The previous owners here had glads planted along the foundation and they were fine through the winter. I assumed this was from being up against the concrete.

Thomas said...

I think I'm gonna take the lazy way out and leave them where they are. :)

ThyHandHathProvided said...

Beautiful, beautiful flowers.

Ruralrose said...

I did not know you could leave them in the ground, i am going to have to try next year. The pictures are awesome, peace for all

Sue said...

Thanks for the information. This was my second year to grow the larger sized dahlias. I have grown smaller ones in pots, but didn't try to save the tubers. Last year, my husband threw away my sack of tubers I had dug. This year, I forgot the name of my dahlia, but had 3 clumps of it. I left one in the ground to see if it survives our 5b winter.
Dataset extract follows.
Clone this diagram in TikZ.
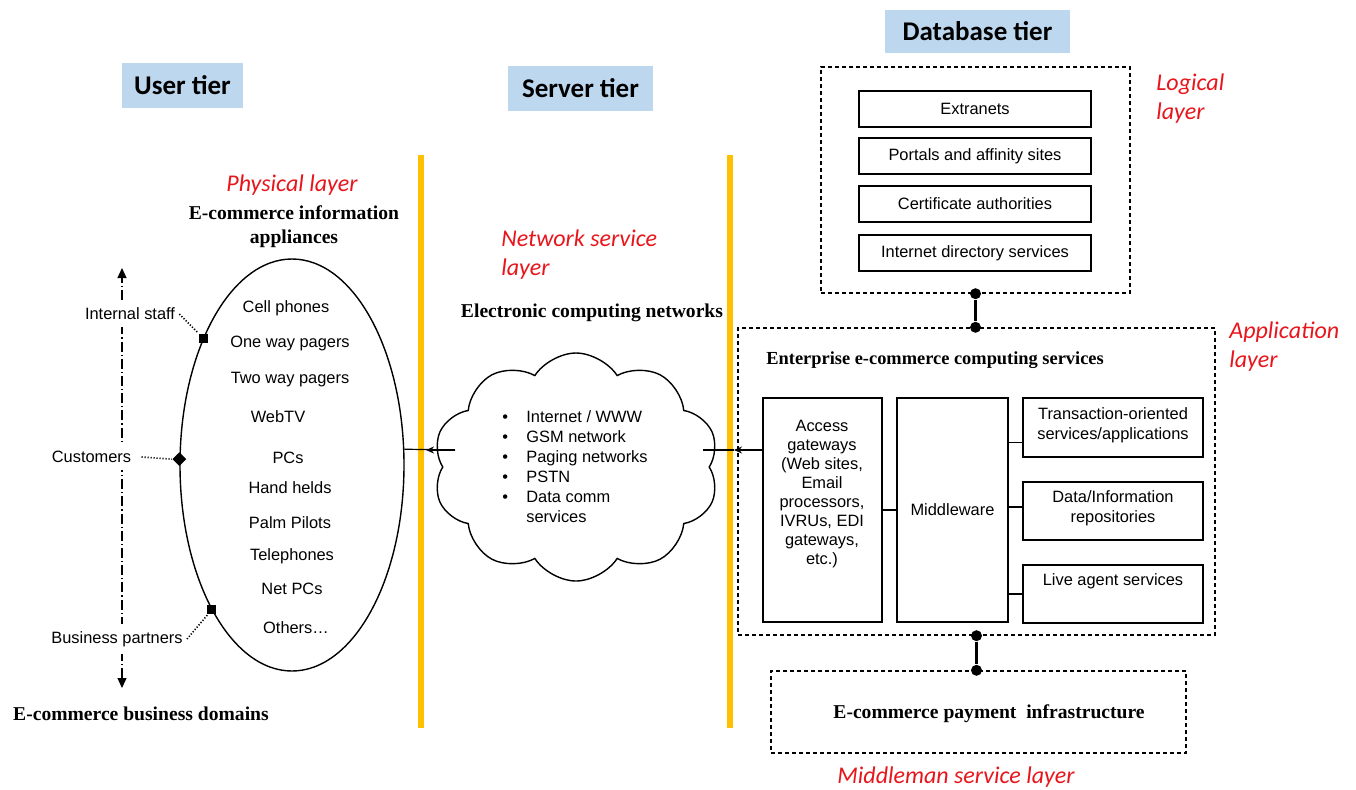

I tend to be unorganized and scatterbrained, so I did follow the leave them in a week after the foliage is killed by a freeze. I didn't see that information when I looked up how to store the tubers. I haven't gotten the dirt off, though, so I messed up on that part. I'll have to see how they are doing and get them taken care of.

Your dahlias sure are pretty!

Kelly said...

Laughing over the unorganized and scatterbrained part- I can relate all too well! I had a perfect memory before having my children and it now it all seems to have been lost.

It will be interesting to see how your tubers overwinter in the ground, seems as though many people do this with few losses.